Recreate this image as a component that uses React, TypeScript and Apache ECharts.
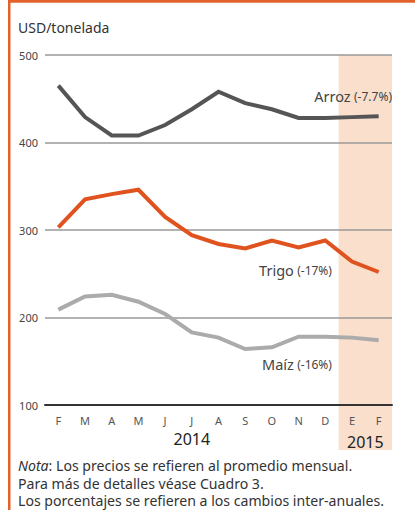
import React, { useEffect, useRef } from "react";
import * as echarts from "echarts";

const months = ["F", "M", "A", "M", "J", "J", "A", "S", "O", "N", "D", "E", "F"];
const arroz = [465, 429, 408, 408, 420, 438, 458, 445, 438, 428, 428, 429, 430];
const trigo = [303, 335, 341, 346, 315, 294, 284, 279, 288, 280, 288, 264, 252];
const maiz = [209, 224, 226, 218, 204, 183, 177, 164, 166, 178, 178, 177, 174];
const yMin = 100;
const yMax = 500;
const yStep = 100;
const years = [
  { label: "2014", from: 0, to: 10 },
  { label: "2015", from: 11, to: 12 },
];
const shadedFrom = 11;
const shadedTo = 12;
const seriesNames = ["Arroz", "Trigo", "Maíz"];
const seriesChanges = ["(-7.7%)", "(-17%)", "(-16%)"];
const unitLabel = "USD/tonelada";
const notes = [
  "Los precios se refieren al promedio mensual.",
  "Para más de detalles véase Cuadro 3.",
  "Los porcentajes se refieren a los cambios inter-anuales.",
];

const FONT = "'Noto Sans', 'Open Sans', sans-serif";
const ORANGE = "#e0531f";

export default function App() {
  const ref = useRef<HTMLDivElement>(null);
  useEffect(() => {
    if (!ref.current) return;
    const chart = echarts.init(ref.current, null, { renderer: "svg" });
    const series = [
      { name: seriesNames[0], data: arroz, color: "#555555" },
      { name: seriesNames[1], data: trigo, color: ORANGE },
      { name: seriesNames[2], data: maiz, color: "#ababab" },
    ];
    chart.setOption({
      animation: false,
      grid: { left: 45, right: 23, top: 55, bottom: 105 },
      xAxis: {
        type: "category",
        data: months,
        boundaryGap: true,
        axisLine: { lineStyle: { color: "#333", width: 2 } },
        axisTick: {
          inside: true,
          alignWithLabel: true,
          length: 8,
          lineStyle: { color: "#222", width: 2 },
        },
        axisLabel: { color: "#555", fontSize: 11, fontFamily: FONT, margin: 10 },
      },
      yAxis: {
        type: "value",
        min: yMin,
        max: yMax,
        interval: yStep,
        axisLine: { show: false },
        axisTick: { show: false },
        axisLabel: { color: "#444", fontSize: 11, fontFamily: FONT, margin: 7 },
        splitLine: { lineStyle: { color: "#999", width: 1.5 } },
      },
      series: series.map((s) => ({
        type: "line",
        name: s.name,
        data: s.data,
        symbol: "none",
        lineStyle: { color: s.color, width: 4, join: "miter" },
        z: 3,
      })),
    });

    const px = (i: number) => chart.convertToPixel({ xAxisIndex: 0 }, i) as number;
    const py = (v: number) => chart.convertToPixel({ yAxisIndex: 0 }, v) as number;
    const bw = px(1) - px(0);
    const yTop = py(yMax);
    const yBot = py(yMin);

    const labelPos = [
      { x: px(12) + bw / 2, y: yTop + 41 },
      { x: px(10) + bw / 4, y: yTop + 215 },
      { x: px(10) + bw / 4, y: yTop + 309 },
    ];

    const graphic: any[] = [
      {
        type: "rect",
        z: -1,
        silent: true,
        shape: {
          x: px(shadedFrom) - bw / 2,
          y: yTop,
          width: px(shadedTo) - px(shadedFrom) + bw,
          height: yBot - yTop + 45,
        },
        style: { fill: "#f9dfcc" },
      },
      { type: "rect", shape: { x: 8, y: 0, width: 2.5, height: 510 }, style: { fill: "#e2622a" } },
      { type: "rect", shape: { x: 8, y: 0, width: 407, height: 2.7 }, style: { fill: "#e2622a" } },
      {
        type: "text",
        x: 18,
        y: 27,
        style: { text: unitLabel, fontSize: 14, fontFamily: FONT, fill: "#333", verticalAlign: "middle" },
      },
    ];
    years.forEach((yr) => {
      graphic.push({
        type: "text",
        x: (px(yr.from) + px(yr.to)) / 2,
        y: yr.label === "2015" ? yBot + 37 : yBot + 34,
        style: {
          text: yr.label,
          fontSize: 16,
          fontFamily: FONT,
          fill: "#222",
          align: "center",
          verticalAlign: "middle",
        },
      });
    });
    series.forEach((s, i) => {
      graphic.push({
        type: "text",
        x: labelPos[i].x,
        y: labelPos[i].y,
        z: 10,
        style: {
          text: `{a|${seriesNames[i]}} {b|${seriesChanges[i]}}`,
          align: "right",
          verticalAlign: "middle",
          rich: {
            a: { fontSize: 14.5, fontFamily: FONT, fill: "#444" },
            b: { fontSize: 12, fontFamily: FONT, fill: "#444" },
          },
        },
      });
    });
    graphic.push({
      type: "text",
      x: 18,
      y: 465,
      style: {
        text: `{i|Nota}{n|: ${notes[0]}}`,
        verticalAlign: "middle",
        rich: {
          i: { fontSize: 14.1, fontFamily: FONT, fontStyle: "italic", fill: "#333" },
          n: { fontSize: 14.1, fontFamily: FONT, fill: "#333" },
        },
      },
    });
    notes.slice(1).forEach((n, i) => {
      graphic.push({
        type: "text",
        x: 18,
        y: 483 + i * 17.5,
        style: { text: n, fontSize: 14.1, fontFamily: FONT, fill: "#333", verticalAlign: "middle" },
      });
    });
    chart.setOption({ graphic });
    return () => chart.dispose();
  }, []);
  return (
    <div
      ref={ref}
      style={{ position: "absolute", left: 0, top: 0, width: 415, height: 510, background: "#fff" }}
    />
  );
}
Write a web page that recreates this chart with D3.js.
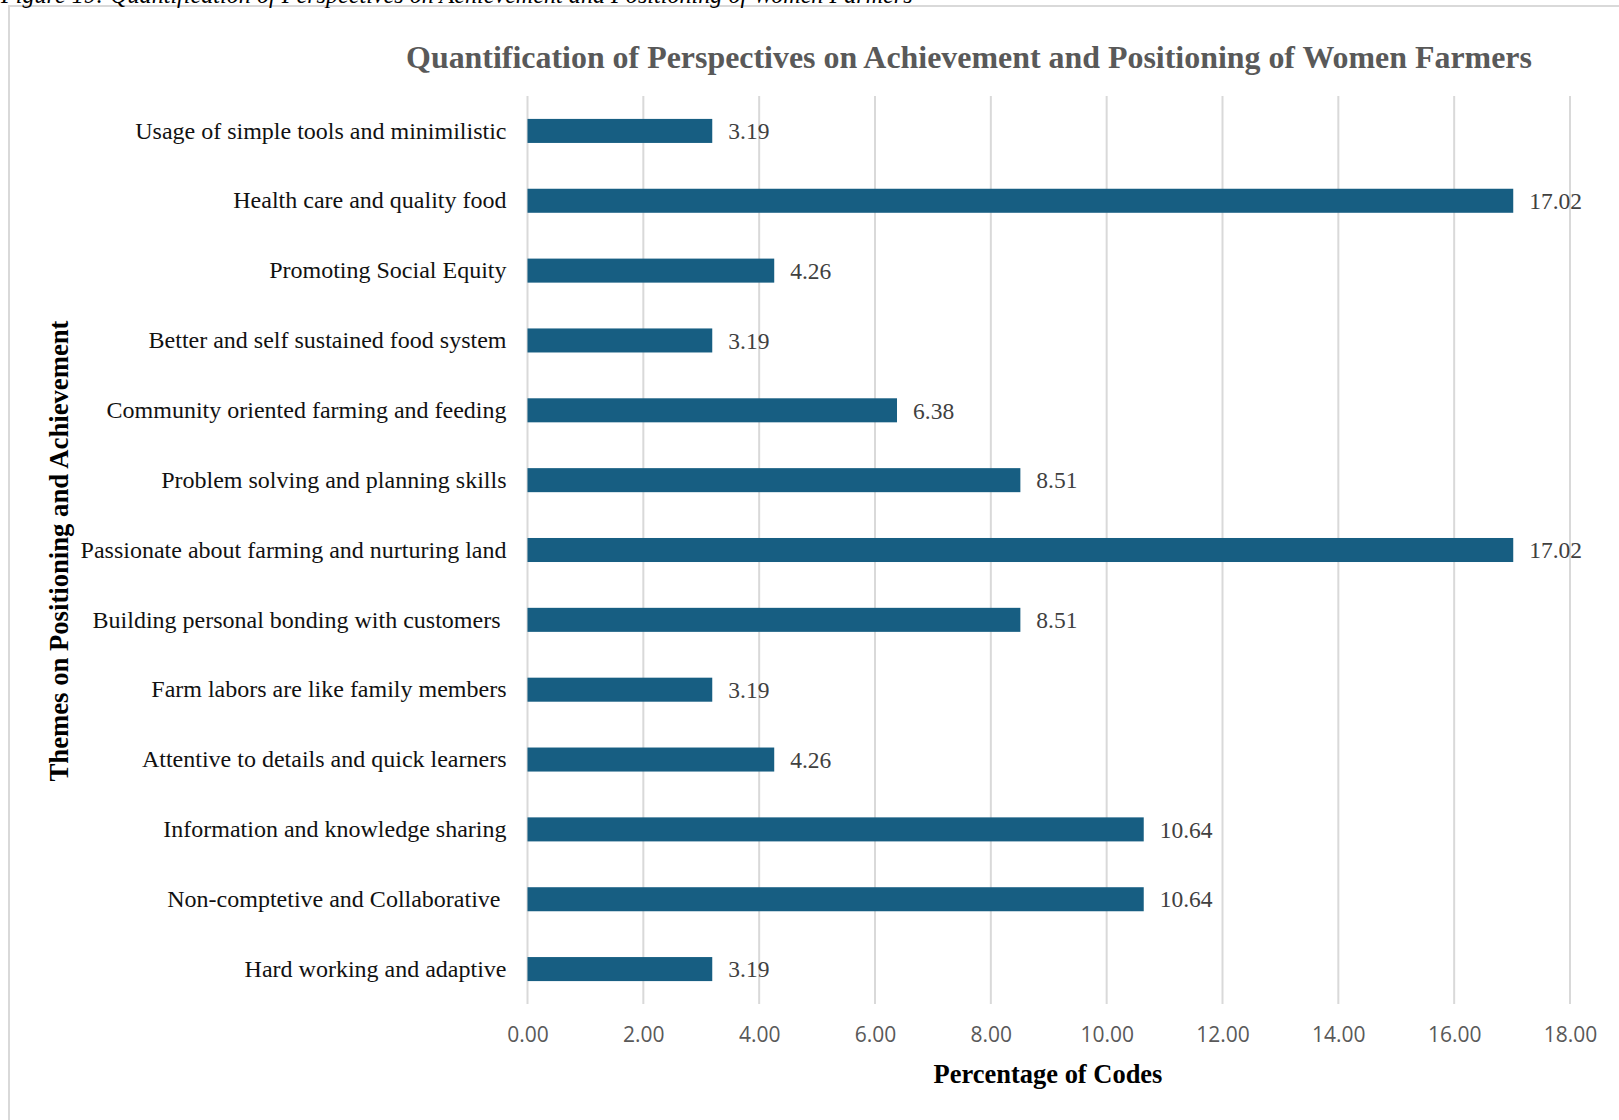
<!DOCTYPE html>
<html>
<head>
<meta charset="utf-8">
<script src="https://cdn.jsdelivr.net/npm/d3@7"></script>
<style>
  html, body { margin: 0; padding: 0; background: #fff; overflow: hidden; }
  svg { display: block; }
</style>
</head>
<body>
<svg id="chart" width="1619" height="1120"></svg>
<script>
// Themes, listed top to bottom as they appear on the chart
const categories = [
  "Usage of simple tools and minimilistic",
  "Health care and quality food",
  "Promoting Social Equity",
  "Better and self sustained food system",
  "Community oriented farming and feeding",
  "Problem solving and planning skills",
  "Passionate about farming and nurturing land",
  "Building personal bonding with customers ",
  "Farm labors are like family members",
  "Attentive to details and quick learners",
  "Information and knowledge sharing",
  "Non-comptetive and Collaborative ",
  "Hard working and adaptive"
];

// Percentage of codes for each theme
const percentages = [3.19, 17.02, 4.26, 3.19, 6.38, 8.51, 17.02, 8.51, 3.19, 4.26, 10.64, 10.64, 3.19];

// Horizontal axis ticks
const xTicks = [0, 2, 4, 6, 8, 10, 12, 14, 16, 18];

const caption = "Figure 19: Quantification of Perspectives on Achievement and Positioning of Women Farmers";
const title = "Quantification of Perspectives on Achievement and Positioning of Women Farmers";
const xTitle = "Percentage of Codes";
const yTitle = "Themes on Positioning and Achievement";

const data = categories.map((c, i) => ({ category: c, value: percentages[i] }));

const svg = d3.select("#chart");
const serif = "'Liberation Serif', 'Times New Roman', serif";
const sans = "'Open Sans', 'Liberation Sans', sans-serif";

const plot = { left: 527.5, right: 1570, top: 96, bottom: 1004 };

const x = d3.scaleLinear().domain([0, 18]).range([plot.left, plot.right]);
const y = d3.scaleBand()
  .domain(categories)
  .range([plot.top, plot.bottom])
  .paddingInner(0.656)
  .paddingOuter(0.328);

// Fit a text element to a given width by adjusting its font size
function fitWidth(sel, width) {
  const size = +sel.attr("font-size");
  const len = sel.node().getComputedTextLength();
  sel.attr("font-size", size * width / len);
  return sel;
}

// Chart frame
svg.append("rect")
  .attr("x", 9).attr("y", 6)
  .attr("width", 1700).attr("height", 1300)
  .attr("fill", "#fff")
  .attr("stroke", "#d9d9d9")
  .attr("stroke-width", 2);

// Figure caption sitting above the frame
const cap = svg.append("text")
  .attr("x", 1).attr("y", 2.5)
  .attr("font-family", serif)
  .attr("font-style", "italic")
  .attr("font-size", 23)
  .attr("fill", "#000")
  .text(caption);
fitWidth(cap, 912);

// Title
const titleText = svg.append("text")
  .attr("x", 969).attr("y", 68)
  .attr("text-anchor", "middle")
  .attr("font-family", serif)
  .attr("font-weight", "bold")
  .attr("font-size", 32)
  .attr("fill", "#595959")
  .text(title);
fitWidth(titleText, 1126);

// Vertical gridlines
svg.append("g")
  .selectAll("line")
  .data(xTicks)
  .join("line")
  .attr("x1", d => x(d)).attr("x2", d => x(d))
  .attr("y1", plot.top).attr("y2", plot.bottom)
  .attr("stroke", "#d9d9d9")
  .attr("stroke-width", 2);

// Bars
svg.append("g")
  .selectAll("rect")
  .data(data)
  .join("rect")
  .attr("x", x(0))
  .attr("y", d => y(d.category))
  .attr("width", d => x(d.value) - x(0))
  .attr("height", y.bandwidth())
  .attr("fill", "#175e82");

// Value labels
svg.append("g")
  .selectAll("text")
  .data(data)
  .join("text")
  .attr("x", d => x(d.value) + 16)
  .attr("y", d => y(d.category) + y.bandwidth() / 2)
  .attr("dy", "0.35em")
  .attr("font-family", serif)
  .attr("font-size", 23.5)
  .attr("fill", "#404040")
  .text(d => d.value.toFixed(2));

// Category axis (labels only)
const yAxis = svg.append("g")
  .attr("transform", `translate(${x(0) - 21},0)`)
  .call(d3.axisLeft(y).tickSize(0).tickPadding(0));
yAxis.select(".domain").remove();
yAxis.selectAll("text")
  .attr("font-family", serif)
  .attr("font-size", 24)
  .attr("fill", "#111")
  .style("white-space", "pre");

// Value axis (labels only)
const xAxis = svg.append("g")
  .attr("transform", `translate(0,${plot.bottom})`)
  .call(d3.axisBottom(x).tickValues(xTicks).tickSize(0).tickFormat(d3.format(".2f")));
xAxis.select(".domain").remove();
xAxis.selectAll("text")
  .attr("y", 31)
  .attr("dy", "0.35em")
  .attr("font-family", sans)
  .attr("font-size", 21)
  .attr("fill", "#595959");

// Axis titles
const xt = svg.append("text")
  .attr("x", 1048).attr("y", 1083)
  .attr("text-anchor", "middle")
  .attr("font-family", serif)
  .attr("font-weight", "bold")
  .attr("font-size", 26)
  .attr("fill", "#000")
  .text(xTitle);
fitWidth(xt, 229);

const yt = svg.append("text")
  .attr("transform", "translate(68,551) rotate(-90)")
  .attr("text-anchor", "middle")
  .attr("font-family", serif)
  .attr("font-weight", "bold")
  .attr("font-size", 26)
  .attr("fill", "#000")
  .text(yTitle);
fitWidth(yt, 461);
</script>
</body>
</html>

········

Set down the records above word for word, from the first line through the line containing "import * as", both included; leave out the pictures.

Correct result ->
Recreate this image as a component that uses React, TypeScript and Apache ECharts.
import React, { useEffect, useRef } from "react";
import * as echarts from "echarts";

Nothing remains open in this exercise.